Effect of sintering time on the microstructure and mechanical properties of (Ti,Ta)(C,N)-based cermets

Abstract

Complete solid-solution cermets based on titanium-tantalum carbonitride using a starting nominal composition with 80 wt.% of (Ti0.8Ta 0.2)(C0.5N0.5) and 20 wt.% of Co were performed by pressure-less sintering at 1550 C for different times (from 0 to 180 min) in an inert atmosphere. Chemical and phase analyses were conducted using X-ray diffraction (XRD), elemental analysis and energy dispersive X-ray spectrometry (EDX). The binder mean free path and the contiguity of the carbonitride particles were used to rationalise the microstructural effects of the mechanical behaviour.

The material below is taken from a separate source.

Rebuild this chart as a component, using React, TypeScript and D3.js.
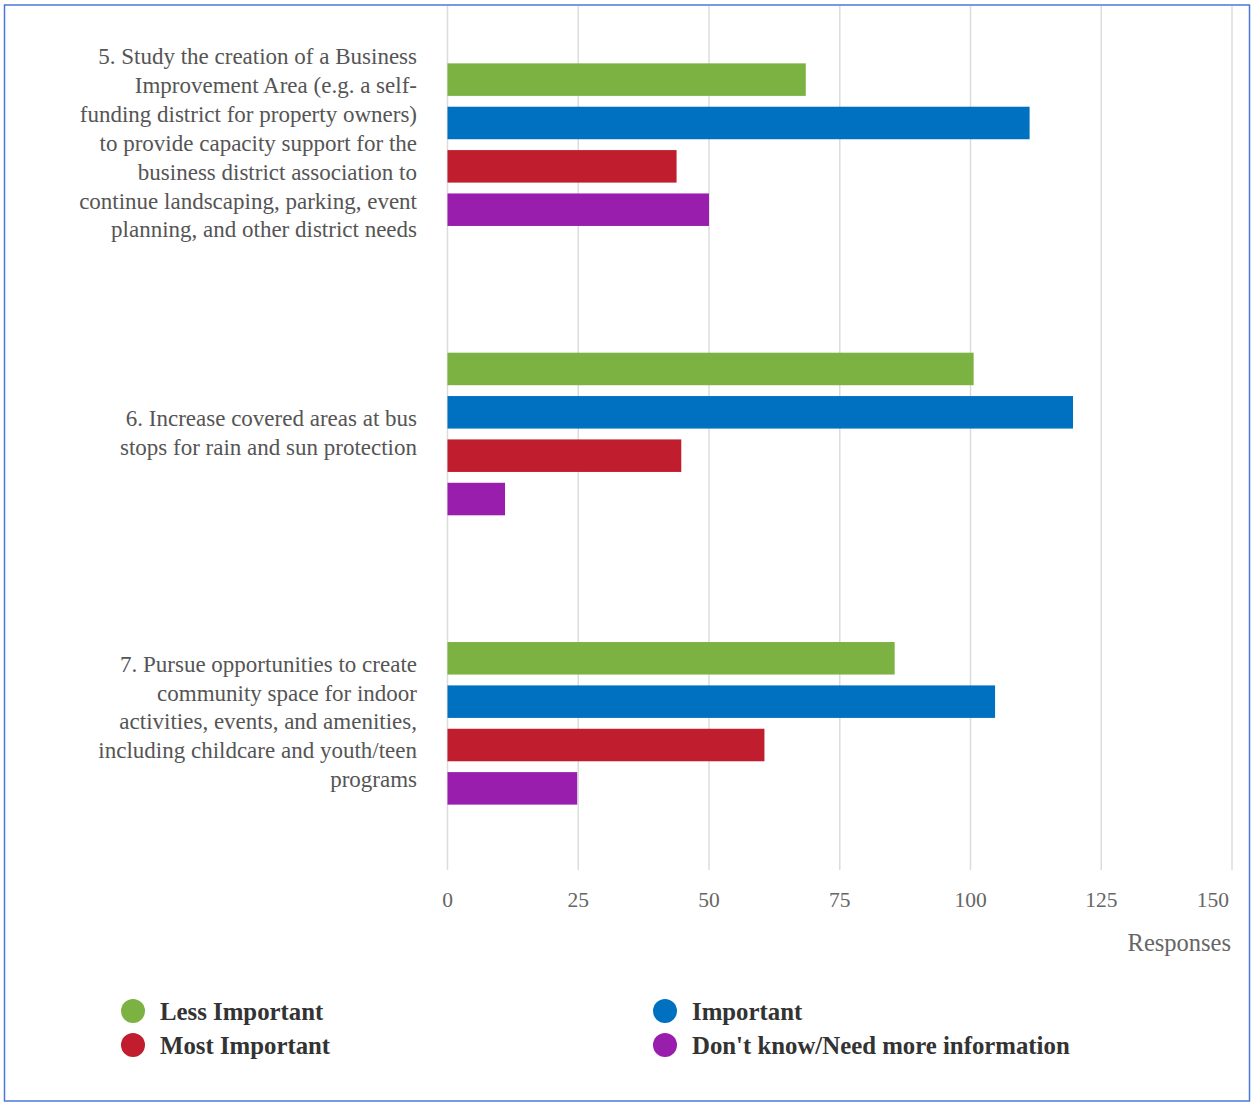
import React from "react";
import * as d3 from "d3";

const categories = ["5", "6", "7"];
const categoryLines: string[][] = [
  [
    "5. Study the creation of a Business",
    "Improvement Area (e.g. a self-",
    "funding district for property owners)",
    "to provide capacity support for the",
    "business district association to",
    "continue landscaping, parking, event",
    "planning, and other district needs",
  ],
  ["6. Increase covered areas at bus", "stops for rain and sun protection"],
  [
    "7. Pursue opportunities to create",
    "community space for indoor",
    "activities, events, and amenities,",
    "including childcare and youth/teen",
    "programs",
  ],
];
const seriesNames = ["Less Important", "Important", "Most Important", "Don't know/Need more information"];
const seriesColors = ["#7bb241", "#0071c1", "#c01e2e", "#9a1eae"];
const lessImportant = [68.5, 100.6, 85.5];
const important = [111.3, 119.6, 104.7];
const mostImportant = [43.8, 44.7, 60.6];
const dontKnow = [50, 11, 24.8];
const xTicks = [0, 25, 50, 75, 100, 125, 150];
const xTitle = "Responses";

export default function App() {
  const W = 1252;
  const H = 1103;
  const x = d3.scaleLinear().domain([0, 150]).range([447.5, 1232]);
  const y = d3.scaleBand<string>().domain(categories).range([0, 868]);
  const values = [lessImportant, important, mostImportant, dontKnow];
  const sub = d3
    .scaleBand<number>()
    .domain([0, 1, 2, 3])
    .range([-81.3, 81.3])
    .paddingInner(0.25)
    .paddingOuter(0);
  const labelFont = "'Liberation Serif', 'Times New Roman', serif";
  const lineH = 28.9;

  return (
    <svg
      width={W}
      height={H}
      style={{ position: "absolute", left: 0, top: 0, background: "#fff" }}
      fontFamily={labelFont}
    >
      <rect x={0} y={0} width={W} height={H} fill="#fff" />
      <rect x={4.5} y={5} width={1245} height={1096} fill="none" stroke="#4a78d8" strokeWidth={1.5} />
      {xTicks.map((t) => (
        <line key={"g" + t} x1={x(t)} x2={x(t)} y1={6} y2={870} stroke="#dcdcdc" strokeWidth={1.5} />
      ))}
      {categories.map((c, ci) => {
        const cy = (y(c) ?? 0) + y.bandwidth() / 2;
        return (
          <g key={c}>
            {values.map((vals, si) => (
              <rect
                key={si}
                x={x(0)}
                y={cy + (sub(si) ?? 0)}
                width={x(vals[ci]) - x(0)}
                height={sub.bandwidth()}
                fill={seriesColors[si]}
              />
            ))}
            {categoryLines[ci].map((ln, li) => (
              <text
                key={li}
                x={417}
                y={cy - 1.5 + (li - (categoryLines[ci].length - 1) / 2) * lineH}
                dy="0.33em"
                textAnchor="end"
                fontSize={23}
                fill="#555"
              >
                {ln}
              </text>
            ))}
          </g>
        );
      })}
      {xTicks.map((t, i) => (
        <text
          key={"t" + t}
          x={i === xTicks.length - 1 ? 1229 : x(t)}
          y={899}
          dy="0.35em"
          textAnchor={i === xTicks.length - 1 ? "end" : "middle"}
          fontSize={21.5}
          fill="#666"
        >
          {t}
        </text>
      ))}
      <text x={1231} y={942} dy="0.35em" textAnchor="end" fontSize={24.5} fill="#666">
        {xTitle}
      </text>
      {seriesNames.map((n, i) => {
        const col = i % 2;
        const row = Math.floor(i / 2);
        const lx = col === 0 ? 133 : 665;
        const ly = 1011 + row * 34;
        return (
          <g key={n}>
            <circle cx={lx} cy={ly} r={12} fill={seriesColors[i]} />
            <text x={lx + 27} y={ly} dy="0.35em" fontSize={24.8} fontWeight="bold" fill="#333">
              {n}
            </text>
          </g>
        );
      })}
    </svg>
  );
}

Mechanical characterisation included determining the Vickers hardness, the fracture toughness (conventional indentation microfractures, IM), the dynamic Young's modulus (ultrasonic technique), the biaxial strength (ball on three ball) and a detailed fractographic examination. Finally, the experimental findings were combined with a theoretical fracture mechanics analysis to estimate the critical processing flaw sizes. Binder-less carbonitride clusters, pores and coarse carbonitride grains were the main defects observed and were responsible for the fractures.